Let’s Talk Acoustics
If you were to search the definition of sound masking, you would find this: the process of adding background noise to reduce noise distractions, protect speech privacy and increase office comfort. With open offices rapidly becoming the new norm, sound masking for open spaces is a MUST. Our office even uses this technology in conjunction with acoustic furniture. Originally created for call centers, sound masking can now benefit office spaces, hospitals, banks, military facilities and more.
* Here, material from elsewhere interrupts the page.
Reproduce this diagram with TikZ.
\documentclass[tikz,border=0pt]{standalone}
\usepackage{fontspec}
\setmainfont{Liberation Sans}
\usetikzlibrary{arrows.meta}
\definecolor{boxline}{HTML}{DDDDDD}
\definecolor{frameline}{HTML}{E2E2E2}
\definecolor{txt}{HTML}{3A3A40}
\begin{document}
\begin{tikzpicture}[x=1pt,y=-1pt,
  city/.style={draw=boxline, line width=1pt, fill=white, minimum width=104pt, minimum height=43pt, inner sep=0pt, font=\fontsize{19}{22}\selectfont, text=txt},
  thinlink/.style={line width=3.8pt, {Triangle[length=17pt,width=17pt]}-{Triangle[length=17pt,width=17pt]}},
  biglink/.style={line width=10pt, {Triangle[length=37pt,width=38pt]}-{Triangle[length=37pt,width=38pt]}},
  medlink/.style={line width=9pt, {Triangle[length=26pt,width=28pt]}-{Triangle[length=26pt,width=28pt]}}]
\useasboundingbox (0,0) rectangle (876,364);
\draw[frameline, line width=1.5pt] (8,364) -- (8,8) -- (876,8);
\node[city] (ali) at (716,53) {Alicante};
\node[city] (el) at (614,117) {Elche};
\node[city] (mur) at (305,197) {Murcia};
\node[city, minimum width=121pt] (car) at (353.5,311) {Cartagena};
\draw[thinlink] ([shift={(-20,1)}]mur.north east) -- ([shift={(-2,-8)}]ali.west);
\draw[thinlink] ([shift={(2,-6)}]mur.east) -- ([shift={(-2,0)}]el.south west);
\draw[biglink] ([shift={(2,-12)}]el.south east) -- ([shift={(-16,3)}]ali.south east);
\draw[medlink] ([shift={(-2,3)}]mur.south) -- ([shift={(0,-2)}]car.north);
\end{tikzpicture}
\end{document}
While it might sound counter-intuitive to add more noise to an already noisy space, it makes perfect sense when we break it down. We’ve all experienced the constant murmur in a bustling restaurant or the buzz of an airplane engine. It’s the same idea here, and conversations are a perfect example. Unless one conversation is exceptionally loud, we aren’t going to be able to pick apart one from the other- therefore creating white noise. Nonetheless, conversations are really only distracting when you can make out what people are saying, which happens daily in offices. If sound is emitted at the same frequency of most conversations, it can make them impossible to understand, therefore reducing the chance distraction. Sound masking can only help reduce office noise by so much. However, when it’s used in conjunction with other things, the results can help a great deal. With the growing popularity of open offices, there is increased demand for acoustic pieces that don’t necessarily scream “sound absorption”.
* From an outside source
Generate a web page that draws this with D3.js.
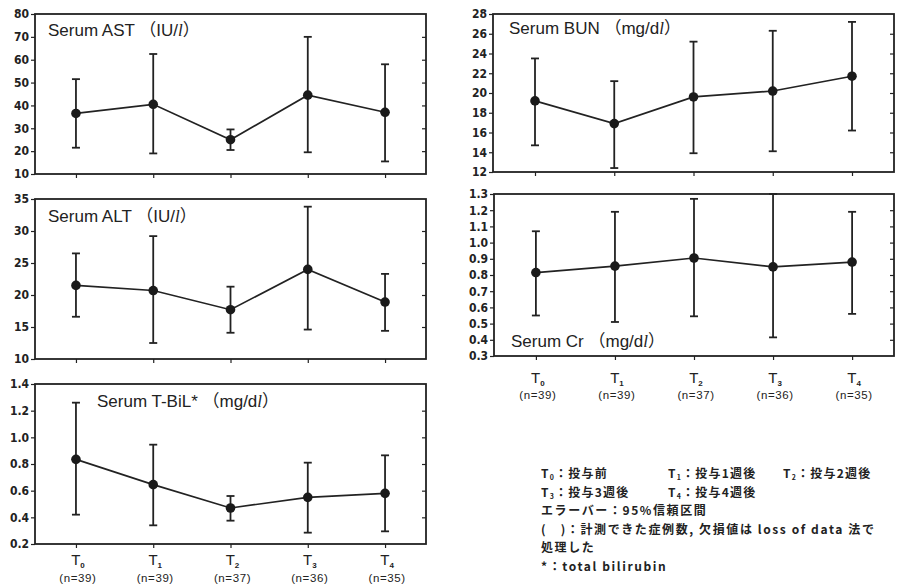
<!DOCTYPE html>
<html>
<head>
<meta charset="utf-8">
<script src="https://cdn.jsdelivr.net/npm/d3@7"></script>
<style>
  body { margin: 0; background: #fff; }
  text { fill: #222; }
</style>
</head>
<body>
<svg id="chart" width="899" height="585"></svg>
<script>
(function() {

  // time points T0..T4 and number of cases
  var timeSubs = ['0', '1', '2', '3', '4'];
  var nCounts = [39, 39, 37, 36, 35];

  // mean and 95% CI
  var astMean = [36.5, 40.5, 25, 44.5, 37];
  var astLow  = [21.5, 19, 20.5, 19.5, 15.5];
  var astHigh = [51.5, 62.5, 29.5, 70, 58];
  var astTicks = [10, 20, 30, 40, 50, 60, 70, 80];

  var altMean = [21.5, 20.7, 17.7, 24, 18.9];
  var altLow  = [16.6, 12.5, 14.1, 14.6, 14.4];
  var altHigh = [26.5, 29.2, 21.3, 33.8, 23.3];
  var altTicks = [10, 15, 20, 25, 30, 35];

  var bilMean = [0.835, 0.645, 0.47, 0.55, 0.58];
  var bilLow  = [0.42, 0.34, 0.375, 0.285, 0.295];
  var bilHigh = [1.26, 0.945, 0.56, 0.81, 0.865];
  var bilTicks = [0.2, 0.4, 0.6, 0.8, 1.0, 1.2, 1.4];

  var bunMean = [19.2, 16.9, 19.6, 20.2, 21.7];
  var bunLow  = [14.7, 12.4, 13.9, 14.1, 16.2];
  var bunHigh = [23.5, 21.2, 25.2, 26.3, 27.2];
  var bunTicks = [12, 14, 16, 18, 20, 22, 24, 26, 28];

  var crMean = [0.815, 0.855, 0.905, 0.85, 0.88];
  var crLow  = [0.55, 0.51, 0.545, 0.415, 0.56];
  var crHigh = [1.07, 1.19, 1.27, 1.30, 1.19];
  var crTicks = [0.3, 0.4, 0.5, 0.6, 0.7, 0.8, 0.9, 1.0, 1.1, 1.2, 1.3];

  var legendLines = [
    [['T', '0', '：投与前'], ['T', '1', '：投与1週後'], ['T', '2', '：投与2週後']],
    [['T', '3', '：投与3週後'], ['T', '4', '：投与4週後']],
    [['', '', 'エラーバー：95%信頼区間']],
    [['', '', '(　)：計測できた症例数, 欠損値は loss of data 法で']],
    [['', '', '処理した']],
    [['', '', '*：total bilirubin']]
  ];

  var ink = '#222';
  var fmtInt = d3.format('d');
  var fmt1 = d3.format('.1f');

  var panels = [
    { title: 'Serum AST', unit: 'IU/', mean: astMean, low: astLow, high: astHigh,
      ticks: astTicks, fmt: fmtInt, box: [35, 14, 426, 174], tpos: [48, 36], xlab: null },
    { title: 'Serum ALT', unit: 'IU/', mean: altMean, low: altLow, high: altHigh,
      ticks: altTicks, fmt: fmtInt, box: [35, 199, 426, 359], tpos: [48, 222], xlab: null },
    { title: 'Serum T-BiL*', unit: 'mg/d', mean: bilMean, low: bilLow, high: bilHigh,
      ticks: bilTicks, fmt: fmt1, box: [35, 384, 426, 544], tpos: [97, 407], xlab: [565, 582] },
    { title: 'Serum BUN', unit: 'mg/d', mean: bunMean, low: bunLow, high: bunHigh,
      ticks: bunTicks, fmt: fmtInt, box: [493, 14, 894, 172], tpos: [509, 34], xlab: null },
    { title: 'Serum Cr', unit: 'mg/d', mean: crMean, low: crLow, high: crHigh,
      ticks: crTicks, fmt: fmt1, box: [494, 194, 894, 356], tpos: [511, 347], xlab: [383, 399] }
  ];

  var svg = d3.select('#chart');

  panels.forEach(drawPanel);
  drawLegend();

  function drawPanel(p) {
    var x0 = p.box[0], y0 = p.box[1], x1 = p.box[2], y1 = p.box[3];
    var g = svg.append('g');

    var x = d3.scalePoint()
      .domain(d3.range(p.mean.length))
      .range([x0, x1])
      .padding(0.53);
    var y = d3.scaleLinear()
      .domain(d3.extent(p.ticks))
      .range([y1, y0]);

    // left axis
    var left = g.append('g')
      .attr('transform', 'translate(' + x0 + ',0)')
      .call(d3.axisLeft(y).tickValues(p.ticks).tickFormat(p.fmt)
        .tickSize(4).tickPadding(2));
    left.select('.domain').remove();
    left.selectAll('line').attr('stroke', ink).attr('stroke-width', 1.2);
    left.selectAll('text')
      .style('font-family', '"Liberation Sans Narrow", "DejaVu Sans Condensed", sans-serif')
      .style('font-weight', 'bold')
      .style('font-size', '12px')
      .attr('fill', ink);

    // right side inner ticks
    var right = g.append('g')
      .attr('transform', 'translate(' + x1 + ',0)')
      .call(d3.axisLeft(y).tickValues(p.ticks.slice(1, -1)).tickFormat('').tickSize(4));
    right.select('.domain').remove();
    right.selectAll('line').attr('stroke', ink).attr('stroke-width', 1.2);

    // bottom ticks
    var bottom = g.append('g')
      .attr('transform', 'translate(0,' + y1 + ')')
      .call(d3.axisBottom(x).tickFormat('').tickSize(4));
    bottom.select('.domain').remove();
    bottom.selectAll('line').attr('stroke', ink).attr('stroke-width', 1.2);

    // frame
    g.append('rect')
      .attr('x', x0).attr('y', y0)
      .attr('width', x1 - x0).attr('height', y1 - y0)
      .attr('fill', 'none')
      .attr('stroke', ink)
      .attr('stroke-width', 1.8);

    // title
    var t = g.append('text')
      .attr('x', p.tpos[0]).attr('y', p.tpos[1])
      .style('font-family', '"Liberation Sans", Arial, sans-serif')
      .style('font-size', '17px')
      .attr('fill', '#333');
    t.append('tspan').text(p.title + ' ');
    t.append('tspan').style('font-family', '"Noto Sans CJK JP", sans-serif').text('（');
    t.append('tspan').text(p.unit);
    t.append('tspan').style('font-style', 'italic').style('font-family', '"Liberation Serif", serif').text('l');
    t.append('tspan').style('font-family', '"Noto Sans CJK JP", sans-serif').text('）');

    var idx = d3.range(p.mean.length);

    // error bars
    var bars = g.selectAll('.err').data(idx).enter().append('g');
    bars.append('line')
      .attr('x1', function(i) { return x(i); })
      .attr('x2', function(i) { return x(i); })
      .attr('y1', function(i) { return y(p.low[i]); })
      .attr('y2', function(i) { return y(p.high[i]); })
      .attr('stroke', ink).attr('stroke-width', 1.8);
    ['low', 'high'].forEach(function(k) {
      bars.append('line')
        .attr('x1', function(i) { return x(i) - 4; })
        .attr('x2', function(i) { return x(i) + 4; })
        .attr('y1', function(i) { return y(p[k][i]); })
        .attr('y2', function(i) { return y(p[k][i]); })
        .attr('stroke', ink).attr('stroke-width', 1.8);
    });

    // mean line
    g.append('path')
      .datum(idx)
      .attr('fill', 'none')
      .attr('stroke', ink)
      .attr('stroke-width', 1.7)
      .attr('d', d3.line()
        .x(function(i) { return x(i); })
        .y(function(i) { return y(p.mean[i]); }));

    g.selectAll('.pt').data(idx).enter().append('circle')
      .attr('cx', function(i) { return x(i); })
      .attr('cy', function(i) { return y(p.mean[i]); })
      .attr('r', 4.8)
      .attr('fill', '#1a1a1a');

    if (p.xlab) {
      idx.forEach(function(i) {
        var lt = g.append('text')
          .attr('x', x(i) + 2).attr('y', p.xlab[0])
          .attr('text-anchor', 'middle')
          .style('font-family', '"Liberation Sans", Arial, sans-serif')
          .style('font-size', '15px');
        lt.append('tspan').text('T');
        lt.append('tspan').attr('dy', 3).style('font-size', '8px').style('font-weight', 'bold').text(timeSubs[i]);
        g.append('text')
          .attr('x', x(i) + 2).attr('y', p.xlab[1])
          .attr('text-anchor', 'middle')
          .style('font-family', '"Liberation Sans", Arial, sans-serif')
          .style('font-size', '11.5px')
          .style('letter-spacing', '0.6px')
          .text('(n=' + nCounts[i] + ')');
      });
    }
  }

  function drawLegend() {
    var baselines = [478, 496.5, 515, 533.5, 552, 570.5];
    var starts = [[541, 668, 783], [541, 668]];
    legendLines.forEach(function(line, li) {
      line.forEach(function(item, ii) {
        var xs = li < 2 ? starts[li][ii] : 541;
        var lt = svg.append('text')
          .attr('x', xs).attr('y', baselines[li])
          .style('font-family', '"Noto Sans CJK JP", sans-serif')
          .style('font-weight', 'bold')
          .style('font-size', '12px')
          .style('letter-spacing', li < 2 ? '1.2px' : '1.6px');
        if (item[0]) {
          lt.append('tspan').text(item[0]);
          lt.append('tspan').attr('dy', 2).style('font-size', '7px').text(item[1]);
          lt.append('tspan').attr('dy', -2).text(item[2]);
        } else {
          lt.text(item[2]);
        }
      });
    });
  }
})();
</script>
</body>
</html>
Trendy pieces that can blend with different office styles are a must. As hard surfaces don’t do much for acoustics, sound-absorbing pieces are a must for any space accommodating more than a couple of people. The increase in demand for this has resulted in trendy pieces that will not sacrifice the design of a space. When we look at manufacturers like BuzziSpace, we see that adding acoustic pieces can be as simple as using acoustic wallpaper. In the very first image for example, the seating is made for sound absorption and privacy, but did you notice the wallpaper in the background? Yes, we can agree it’s stylish, but would you have guessed it’s engineers for sound absorption too?
We are currently experiencing a time where the power of auditory experience is being recognized in more ways than we’ve ever seen before. YouTube and Spotify are flooded with hundreds of new podcasts and ASMR videos weekly. Brands are harnessing audio to reach consumers in new ways. So, what does this mean for the workplace? As open offices become more common, the desire for quiet and the ability to focus in a not-so-quiet workspace continues to grow. Phone booths are the new norm, and spaces that can provide a sense of calm and foster focus work.